======== Data ========

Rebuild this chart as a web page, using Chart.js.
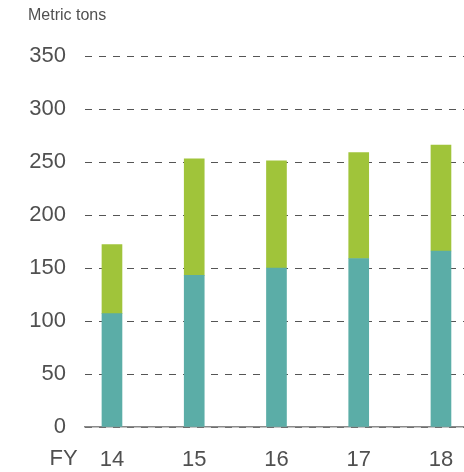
<!DOCTYPE html>
<html>
<head>
<meta charset="utf-8">
<script src="https://cdn.jsdelivr.net/npm/chart.js@4/dist/chart.umd.min.js"></script>
<style>
  html, body { margin: 0; padding: 0; background: #fff; }
  #wrap { width: 464px; height: 472px; position: relative; }
</style>
</head>
<body>
<div id="wrap"><canvas id="chart"></canvas></div>
<script>
const years = ['14', '15', '16', '17', '18']
const lowerValues = [107, 143, 150, 159, 166]
const upperValues = [65, 110, 101, 100, 100]

const textColor = '#505050'
const fontFamily = "'Liberation Sans', Arial, Helvetica, sans-serif"

// extra captions: unit on top, FY prefix beside the first year
const captions = {
  id: 'captions',
  afterDraw(chart) {
    const ctx = chart.ctx
    ctx.save()
    ctx.fillStyle = textColor
    ctx.font = `16px ${fontFamily}`
    ctx.textAlign = 'left'
    ctx.textBaseline = 'alphabetic'
    ctx.fillText('Metric tons', 28, 20)
    ctx.font = `22px ${fontFamily}`
    ctx.textAlign = 'center'
    ctx.textBaseline = 'middle'
    ctx.fillText('FY', 63.5, 459)
    ctx.restore()
  }
}

const toPoints = arr => arr.map((v, i) => ({ x: i, y: v }))

new Chart(document.getElementById('chart'), {
  type: 'bar',
  data: {
    datasets: [
      {
        label: 'lower',
        data: toPoints(lowerValues),
        backgroundColor: '#5BADA7',
        barThickness: 20
      },
      {
        label: 'upper',
        data: toPoints(upperValues),
        backgroundColor: '#A0C43A',
        barThickness: 20
      }
    ]
  },
  options: {
    responsive: true,
    maintainAspectRatio: false,
    animation: false,
    layout: { padding: { top: 56, right: 0, bottom: 0, left: 0 } },
    plugins: {
      legend: { display: false },
      tooltip: { enabled: false }
    },
    scales: {
      x: {
        type: 'linear',
        stacked: true,
        offset: false,
        min: -0.328,
        max: 4.28,
        grid: { display: false, drawTicks: false },
        border: { display: true, color: '#8a8a8a', width: 1.5 },
        ticks: {
          stepSize: 1,
          includeBounds: false,
          autoSkip: false,
          maxRotation: 0,
          padding: 20,
          color: textColor,
          font: { size: 22, family: fontFamily },
          callback: v => years[v] ?? ''
        },
        afterFit: scale => {
          scale.height = 45
          scale.paddingLeft = 0
          scale.paddingRight = 0
        }
      },
      y: {
        stacked: true,
        min: 0,
        max: 350,
        grid: {
          color: '#555',
          lineWidth: 1,
          drawTicks: false
        },
        border: { display: false, dash: [7, 7] },
        ticks: {
          stepSize: 50,
          padding: 19,
          color: textColor,
          font: { size: 22, family: fontFamily }
        },
        afterFit: scale => { scale.width = 85 }
      }
    }
  },
  plugins: [captions]
})
</script>
</body>
</html>
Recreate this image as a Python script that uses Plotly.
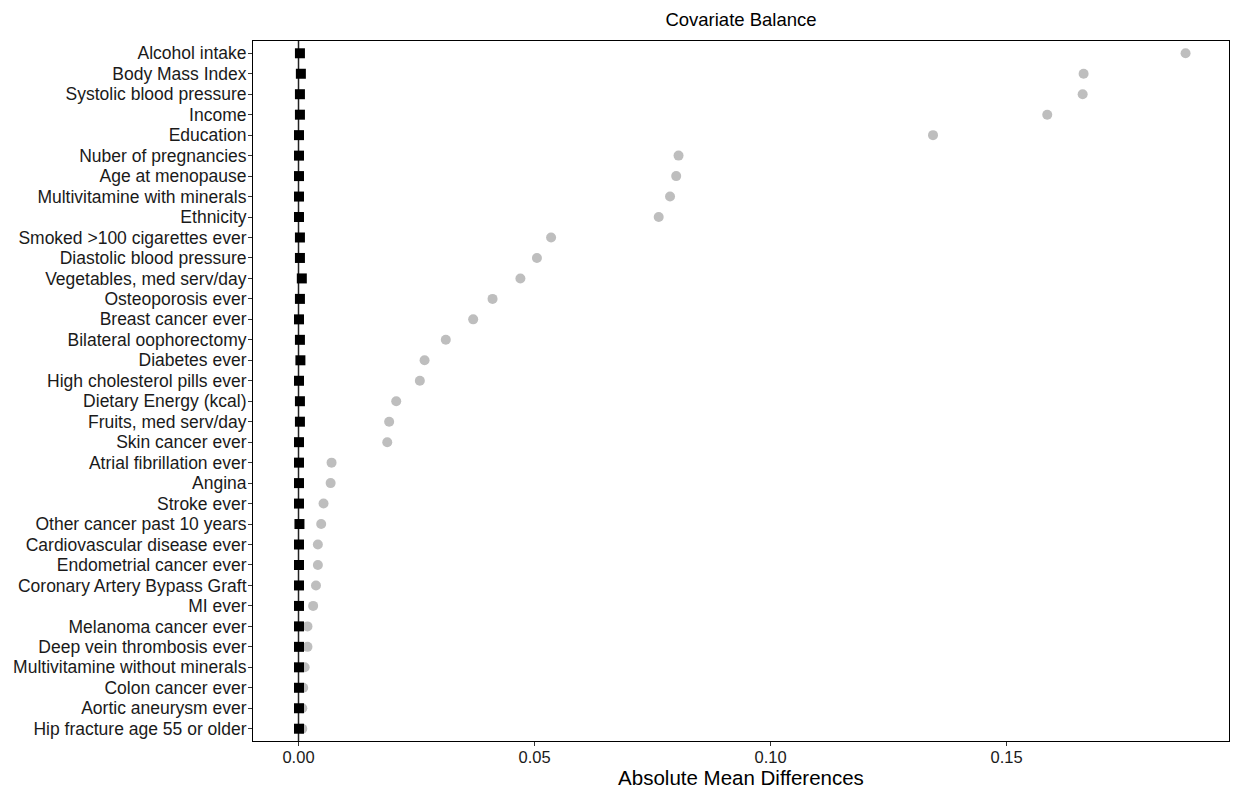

========

The request:
Scan the entries above for the word "chart" and collect each line holding it.

Exercise result:
Rebuild this chart as a web page, using Chart.js.
<script src="https://cdn.jsdelivr.net/npm/chart.js@4/dist/chart.umd.min.js"></script>
<div id="wrap"><canvas id="chart"></canvas></div>
  afterDraw(chart) {
    const ctx = chart.ctx
new Chart(document.getElementById('chart'), {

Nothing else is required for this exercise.